PROVIDED MATERIAL:
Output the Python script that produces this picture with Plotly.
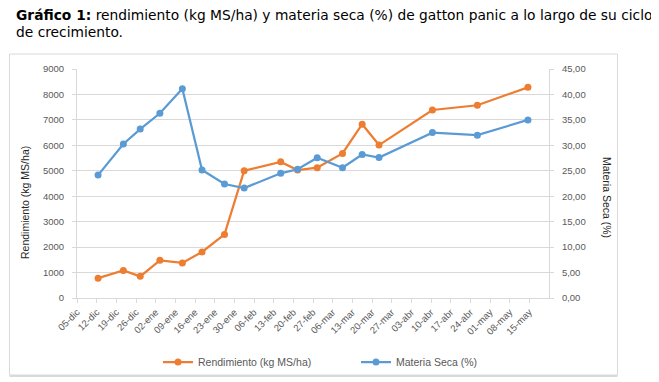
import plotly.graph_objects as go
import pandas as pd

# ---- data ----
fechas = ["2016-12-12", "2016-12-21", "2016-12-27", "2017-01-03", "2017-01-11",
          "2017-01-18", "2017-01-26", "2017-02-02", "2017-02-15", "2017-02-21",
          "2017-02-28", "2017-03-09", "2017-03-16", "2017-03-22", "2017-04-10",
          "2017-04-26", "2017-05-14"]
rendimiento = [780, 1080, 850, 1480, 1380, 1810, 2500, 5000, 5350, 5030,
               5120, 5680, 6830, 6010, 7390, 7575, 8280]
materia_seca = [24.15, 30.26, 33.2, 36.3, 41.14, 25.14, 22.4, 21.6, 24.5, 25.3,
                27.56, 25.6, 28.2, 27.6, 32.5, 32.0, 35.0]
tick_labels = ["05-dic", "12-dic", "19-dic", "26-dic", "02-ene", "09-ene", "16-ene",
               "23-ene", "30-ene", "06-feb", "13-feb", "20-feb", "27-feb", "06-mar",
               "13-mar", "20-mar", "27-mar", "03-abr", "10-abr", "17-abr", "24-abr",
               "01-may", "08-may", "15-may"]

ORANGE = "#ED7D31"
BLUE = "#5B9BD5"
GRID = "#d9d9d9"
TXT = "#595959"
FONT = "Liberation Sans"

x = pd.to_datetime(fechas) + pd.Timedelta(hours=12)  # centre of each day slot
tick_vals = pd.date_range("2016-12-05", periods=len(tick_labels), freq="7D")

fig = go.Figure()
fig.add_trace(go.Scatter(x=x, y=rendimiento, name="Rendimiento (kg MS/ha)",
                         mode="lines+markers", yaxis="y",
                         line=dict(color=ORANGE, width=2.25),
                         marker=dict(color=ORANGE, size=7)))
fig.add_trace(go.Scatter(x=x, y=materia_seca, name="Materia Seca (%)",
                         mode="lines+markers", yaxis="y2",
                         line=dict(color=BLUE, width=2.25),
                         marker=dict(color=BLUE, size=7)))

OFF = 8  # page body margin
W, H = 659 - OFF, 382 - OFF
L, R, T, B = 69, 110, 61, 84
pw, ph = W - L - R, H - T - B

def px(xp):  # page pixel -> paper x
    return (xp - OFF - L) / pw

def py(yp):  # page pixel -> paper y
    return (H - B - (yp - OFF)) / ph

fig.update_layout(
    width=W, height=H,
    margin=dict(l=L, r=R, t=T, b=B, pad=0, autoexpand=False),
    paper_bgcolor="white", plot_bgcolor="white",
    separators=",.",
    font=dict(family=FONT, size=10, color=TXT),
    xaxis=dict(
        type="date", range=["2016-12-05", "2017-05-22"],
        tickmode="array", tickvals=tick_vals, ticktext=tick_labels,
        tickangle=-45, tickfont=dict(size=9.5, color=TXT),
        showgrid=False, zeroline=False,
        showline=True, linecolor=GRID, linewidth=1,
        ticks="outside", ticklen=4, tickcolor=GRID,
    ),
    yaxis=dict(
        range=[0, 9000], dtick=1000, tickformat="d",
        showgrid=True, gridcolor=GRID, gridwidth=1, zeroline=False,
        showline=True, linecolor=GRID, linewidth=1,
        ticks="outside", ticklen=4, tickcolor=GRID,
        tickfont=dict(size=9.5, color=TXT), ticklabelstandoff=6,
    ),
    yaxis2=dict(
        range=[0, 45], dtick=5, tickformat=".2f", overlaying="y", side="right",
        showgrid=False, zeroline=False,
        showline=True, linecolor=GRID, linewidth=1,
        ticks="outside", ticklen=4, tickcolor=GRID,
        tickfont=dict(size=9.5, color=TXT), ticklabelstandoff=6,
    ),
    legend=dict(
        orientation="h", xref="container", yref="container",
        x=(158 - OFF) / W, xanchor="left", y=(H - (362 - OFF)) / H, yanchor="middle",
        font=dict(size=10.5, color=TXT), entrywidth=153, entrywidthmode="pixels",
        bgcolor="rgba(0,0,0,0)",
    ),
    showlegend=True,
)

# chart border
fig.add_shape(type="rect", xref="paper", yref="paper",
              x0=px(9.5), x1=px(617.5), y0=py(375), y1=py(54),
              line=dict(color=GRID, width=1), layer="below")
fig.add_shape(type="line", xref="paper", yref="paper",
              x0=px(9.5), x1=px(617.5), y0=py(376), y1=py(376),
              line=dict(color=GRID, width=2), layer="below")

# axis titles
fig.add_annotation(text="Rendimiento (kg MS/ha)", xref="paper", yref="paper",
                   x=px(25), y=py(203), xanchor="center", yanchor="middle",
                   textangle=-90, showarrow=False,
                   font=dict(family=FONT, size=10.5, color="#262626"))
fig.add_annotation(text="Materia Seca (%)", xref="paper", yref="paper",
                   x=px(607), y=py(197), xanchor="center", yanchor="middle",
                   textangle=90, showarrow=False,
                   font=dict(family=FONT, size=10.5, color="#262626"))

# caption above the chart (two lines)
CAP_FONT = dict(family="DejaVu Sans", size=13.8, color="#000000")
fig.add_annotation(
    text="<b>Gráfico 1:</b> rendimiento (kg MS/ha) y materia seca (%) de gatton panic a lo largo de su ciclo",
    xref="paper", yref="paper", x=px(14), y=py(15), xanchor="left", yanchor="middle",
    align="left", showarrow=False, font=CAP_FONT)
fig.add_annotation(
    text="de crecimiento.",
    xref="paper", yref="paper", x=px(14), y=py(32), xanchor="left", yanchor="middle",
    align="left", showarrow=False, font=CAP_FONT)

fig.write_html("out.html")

INSTRUCTIONS FOR THE TASK:
Take the material above from its first line through the line holding "return (H - B - (yp - OFF)) / ph" and set it down exactly, without the pictures.

OUTPUT FOR THIS TASK:
Output the Python script that produces this picture with Plotly.
import plotly.graph_objects as go
import pandas as pd

# ---- data ----
fechas = ["2016-12-12", "2016-12-21", "2016-12-27", "2017-01-03", "2017-01-11",
          "2017-01-18", "2017-01-26", "2017-02-02", "2017-02-15", "2017-02-21",
          "2017-02-28", "2017-03-09", "2017-03-16", "2017-03-22", "2017-04-10",
          "2017-04-26", "2017-05-14"]
rendimiento = [780, 1080, 850, 1480, 1380, 1810, 2500, 5000, 5350, 5030,
               5120, 5680, 6830, 6010, 7390, 7575, 8280]
materia_seca = [24.15, 30.26, 33.2, 36.3, 41.14, 25.14, 22.4, 21.6, 24.5, 25.3,
                27.56, 25.6, 28.2, 27.6, 32.5, 32.0, 35.0]
tick_labels = ["05-dic", "12-dic", "19-dic", "26-dic", "02-ene", "09-ene", "16-ene",
               "23-ene", "30-ene", "06-feb", "13-feb", "20-feb", "27-feb", "06-mar",
               "13-mar", "20-mar", "27-mar", "03-abr", "10-abr", "17-abr", "24-abr",
               "01-may", "08-may", "15-may"]

ORANGE = "#ED7D31"
BLUE = "#5B9BD5"
GRID = "#d9d9d9"
TXT = "#595959"
FONT = "Liberation Sans"

x = pd.to_datetime(fechas) + pd.Timedelta(hours=12)  # centre of each day slot
tick_vals = pd.date_range("2016-12-05", periods=len(tick_labels), freq="7D")

fig = go.Figure()
fig.add_trace(go.Scatter(x=x, y=rendimiento, name="Rendimiento (kg MS/ha)",
                         mode="lines+markers", yaxis="y",
                         line=dict(color=ORANGE, width=2.25),
                         marker=dict(color=ORANGE, size=7)))
fig.add_trace(go.Scatter(x=x, y=materia_seca, name="Materia Seca (%)",
                         mode="lines+markers", yaxis="y2",
                         line=dict(color=BLUE, width=2.25),
                         marker=dict(color=BLUE, size=7)))

OFF = 8  # page body margin
W, H = 659 - OFF, 382 - OFF
L, R, T, B = 69, 110, 61, 84
pw, ph = W - L - R, H - T - B

def px(xp):  # page pixel -> paper x
    return (xp - OFF - L) / pw

def py(yp):  # page pixel -> paper y
    return (H - B - (yp - OFF)) / ph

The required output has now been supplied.